◆ Directions for this task ◆
Set down the material below word for word, excluding the pictures.

— start Data —

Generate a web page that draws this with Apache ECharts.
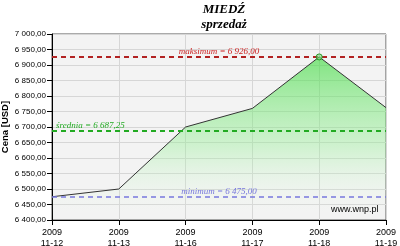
<!DOCTYPE html>
<html><head><meta charset="utf-8">
<script src="https://cdn.jsdelivr.net/npm/echarts@6/dist/echarts.min.js"></script>
<style>html,body{margin:0;padding:0;background:#fff}#c{width:400px;height:246px}</style>
</head><body><div id="c"></div>
<script>
const categories = ['2009\n11-12','2009\n11-13','2009\n11-16','2009\n11-17','2009\n11-18','2009\n11-19'];
const prices = [6475, 6500, 6700, 6760, 6926, 6762.5];
const maxValue = 6926.00;
const avgValue = 6687.25;
const minValue = 6475.00;
const titleText = 'MIEDŹ';
const subtitleText = 'sprzedaż';
const yAxisName = 'Cena [USD]';
const sourceText = 'www.wnp.pl';

function fmt(v){
  const s = v.toFixed(2).split('.');
  const ip = s[0].replace(/\B(?=(\d{3})+(?!\d))/g,' ');
  return ip + ',' + s[1];
}
const chart = echarts.init(document.getElementById('c'));
const serif = '"Liberation Serif", "DejaVu Serif", serif';
const sans = '"Liberation Sans", Arial, sans-serif';
chart.setOption({
  animation:false,
  backgroundColor:'#fff',
  title:[
    {text:titleText, left:219, top:-2, textAlign:'center', textStyle:{fontFamily:serif, fontStyle:'italic', fontWeight:'bold', fontSize:13, color:'#000'}},
    {text:subtitleText, left:219, top:13, textAlign:'center', textStyle:{fontFamily:serif, fontStyle:'italic', fontWeight:'bold', fontSize:13, color:'#000'}}
  ],
  graphic:[
    {type:'rect', shape:{x:52,y:34,width:334,height:186}, style:{fill:'#f3f3f3', stroke:'#555', lineWidth:1}, z:-1, silent:true},
    {type:'text', left:331, top:205, style:{text:sourceText, font:'9px ' + sans, fill:'#000'}, z:10}
  ],
  grid:{left:52, right:14, top:34, bottom:26, containLabel:false, outerBoundsMode:'none'},
  xAxis:{
    type:'category', data:categories, boundaryGap:false,
    axisLine:{lineStyle:{color:'#000'}},
    axisTick:{show:true, alignWithLabel:true, lineStyle:{color:'#000'}, length:5},
    axisLabel:{fontFamily:sans, fontSize:9, color:'#000', lineHeight:11, margin:7, interval:0},
    splitLine:{show:true, lineStyle:{color:'#d6d6d6'}}
  },
  yAxis:{
    type:'value', min:6400, max:7000, interval:50,
    name:yAxisName, nameLocation:'middle', nameGap:42, nameMoveOverlap:false,
    nameTextStyle:{fontFamily:sans, fontWeight:'bold', fontSize:9.5, color:'#000'},
    axisLine:{show:true, lineStyle:{color:'#000'}},
    axisTick:{show:true, lineStyle:{color:'#000'}, length:5},
    axisLabel:{formatter:fmt, fontFamily:sans, fontSize:8, color:'#000', margin:6},
    splitLine:{show:true, lineStyle:{color:'#d6d6d6'}}
  },
  series:[{
    type:'line', data:prices,
    lineStyle:{color:'#333', width:1},
    symbol:'none',
    areaStyle:{color:new echarts.graphic.LinearGradient(0,0,0,1,[
      {offset:0, color:'rgba(70,220,70,0.95)'},
      {offset:0.55, color:'rgba(150,240,150,0.55)'},
      {offset:1, color:'rgba(255,255,255,0)'}
    ])},
    markPoint:{
      symbol:'circle', symbolSize:6,
      itemStyle:{color:'rgba(120,220,120,0.6)', borderColor:'#2a9a2a', borderWidth:1},
      label:{show:false},
      data:[{coord:[4, maxValue]}]
    },
    markLine:{
      silent:true, symbol:'none',
      data:[
        {yAxis:maxValue, lineStyle:{color:'#b22222', type:[5,4], width:2},
         label:{position:'insideMiddleTop', formatter:'maksimum = ' + fmt(maxValue), color:'#cc2222', fontFamily:serif, fontStyle:'italic', fontSize:9, distance:1}},
        {yAxis:avgValue, lineStyle:{color:'#22aa22', type:[5,4], width:2},
         label:{position:'insideStartTop', formatter:'średnia = ' + fmt(avgValue), color:'#22aa22', fontFamily:serif, fontStyle:'italic', fontSize:9, distance:1, padding:[0,0,0,3]}},
        {yAxis:minValue, lineStyle:{color:'#7777dd', type:[5,4], width:1.5},
         label:{position:'insideMiddleTop', formatter:'minimum = ' + fmt(minValue), color:'#7777dd', fontFamily:serif, fontStyle:'italic', fontSize:9, distance:1}}
      ]
    }
  }]
});
</script></body></html>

— end Data —

◆ Response to the exercise ◆
Generate a web page that draws this with Apache ECharts.
<!DOCTYPE html>
<html><head><meta charset="utf-8">
<script src="https://cdn.jsdelivr.net/npm/echarts@6/dist/echarts.min.js"></script>
<style>html,body{margin:0;padding:0;background:#fff}#c{width:400px;height:246px}</style>
</head><body><div id="c"></div>
<script>
const categories = ['2009\n11-12','2009\n11-13','2009\n11-16','2009\n11-17','2009\n11-18','2009\n11-19'];
const prices = [6475, 6500, 6700, 6760, 6926, 6762.5];
const maxValue = 6926.00;
const avgValue = 6687.25;
const minValue = 6475.00;
const titleText = 'MIEDŹ';
const subtitleText = 'sprzedaż';
const yAxisName = 'Cena [USD]';
const sourceText = 'www.wnp.pl';

function fmt(v){
  const s = v.toFixed(2).split('.');
  const ip = s[0].replace(/\B(?=(\d{3})+(?!\d))/g,' ');
  return ip + ',' + s[1];
}
const chart = echarts.init(document.getElementById('c'));
const serif = '"Liberation Serif", "DejaVu Serif", serif';
const sans = '"Liberation Sans", Arial, sans-serif';
chart.setOption({
  animation:false,
  backgroundColor:'#fff',
  title:[
    {text:titleText, left:219, top:-2, textAlign:'center', textStyle:{fontFamily:serif, fontStyle:'italic', fontWeight:'bold', fontSize:13, color:'#000'}},
    {text:subtitleText, left:219, top:13, textAlign:'center', textStyle:{fontFamily:serif, fontStyle:'italic', fontWeight:'bold', fontSize:13, color:'#000'}}
  ],
  graphic:[
    {type:'rect', shape:{x:52,y:34,width:334,height:186}, style:{fill:'#f3f3f3', stroke:'#555', lineWidth:1}, z:-1, silent:true},
    {type:'text', left:331, top:205, style:{text:sourceText, font:'9px ' + sans, fill:'#000'}, z:10}
  ],
  grid:{left:52, right:14, top:34, bottom:26, containLabel:false, outerBoundsMode:'none'},
  xAxis:{
    type:'category', data:categories, boundaryGap:false,
    axisLine:{lineStyle:{color:'#000'}},
    axisTick:{show:true, alignWithLabel:true, lineStyle:{color:'#000'}, length:5},
    axisLabel:{fontFamily:sans, fontSize:9, color:'#000', lineHeight:11, margin:7, interval:0},
    splitLine:{show:true, lineStyle:{color:'#d6d6d6'}}
  },
  yAxis:{
    type:'value', min:6400, max:7000, interval:50,
    name:yAxisName, nameLocation:'middle', nameGap:42, nameMoveOverlap:false,
    nameTextStyle:{fontFamily:sans, fontWeight:'bold', fontSize:9.5, color:'#000'},
    axisLine:{show:true, lineStyle:{color:'#000'}},
    axisTick:{show:true, lineStyle:{color:'#000'}, length:5},
    axisLabel:{formatter:fmt, fontFamily:sans, fontSize:8, color:'#000', margin:6},
    splitLine:{show:true, lineStyle:{color:'#d6d6d6'}}
  },
  series:[{
    type:'line', data:prices,
    lineStyle:{color:'#333', width:1},
    symbol:'none',
    areaStyle:{color:new echarts.graphic.LinearGradient(0,0,0,1,[
      {offset:0, color:'rgba(70,220,70,0.95)'},
      {offset:0.55, color:'rgba(150,240,150,0.55)'},
      {offset:1, color:'rgba(255,255,255,0)'}
    ])},
    markPoint:{
      symbol:'circle', symbolSize:6,
      itemStyle:{color:'rgba(120,220,120,0.6)', borderColor:'#2a9a2a', borderWidth:1},
      label:{show:false},
      data:[{coord:[4, maxValue]}]
    },
    markLine:{
      silent:true, symbol:'none',
      data:[
        {yAxis:maxValue, lineStyle:{color:'#b22222', type:[5,4], width:2},
         label:{position:'insideMiddleTop', formatter:'maksimum = ' + fmt(maxValue), color:'#cc2222', fontFamily:serif, fontStyle:'italic', fontSize:9, distance:1}},
        {yAxis:avgValue, lineStyle:{color:'#22aa22', type:[5,4], width:2},
         label:{position:'insideStartTop', formatter:'średnia = ' + fmt(avgValue), color:'#22aa22', fontFamily:serif, fontStyle:'italic', fontSize:9, distance:1, padding:[0,0,0,3]}},
        {yAxis:minValue, lineStyle:{color:'#7777dd', type:[5,4], width:1.5},
         label:{position:'insideMiddleTop', formatter:'minimum = ' + fmt(minValue), color:'#7777dd', fontFamily:serif, fontStyle:'italic', fontSize:9, distance:1}}
      ]
    }
  }]
});
</script></body></html>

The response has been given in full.